Take walnut sized pieces of dough and press into the bottom of 12 large silicone muffin cups, making sure to press the mix up the sides a little bit to form a hollow/indentation in the middle. (I don't own tartlet cases, if you do, go wild and use them)

Bake on an oven slide for about 12 mins at 180c. Watch them well. They'll be ready when the sides are slightly golden brown.

Take out of oven and let cool slightly.

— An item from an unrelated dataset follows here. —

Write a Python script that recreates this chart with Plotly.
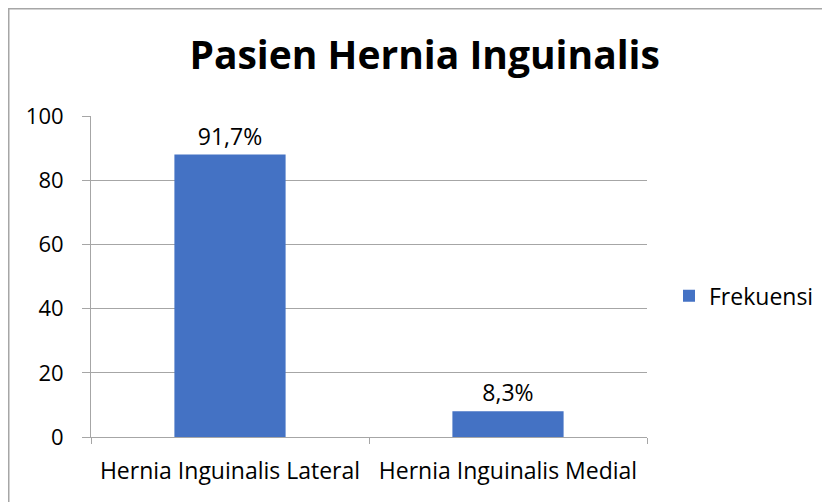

When ok to handle, carefully pop the tartlet cases out of silicone cups and allow to cool on a wire cooling rack.

TO MAKE THE FILLING

Mix the softened cream cheese with the sachets of True Lemon and Lime (or juices) Add the Stevia, then the powdered Natvia and stir until combined. Spoon filling into cold tartlet cases and smooth the tops.

ICING

In a small glass ramekin, add the Natvia to the lime juice and buzz in the microwave for 30 seconds. Sprinkle generous pinches of Xanthan gum over the warm juice mix, whisking well between adding each pinch. Allow time to thicken. 

Pipe in icing in thin stripes over the top of the tartlets.

Chill in the refrigerator and serve with heavy cream. Makes approx 12 tartlets.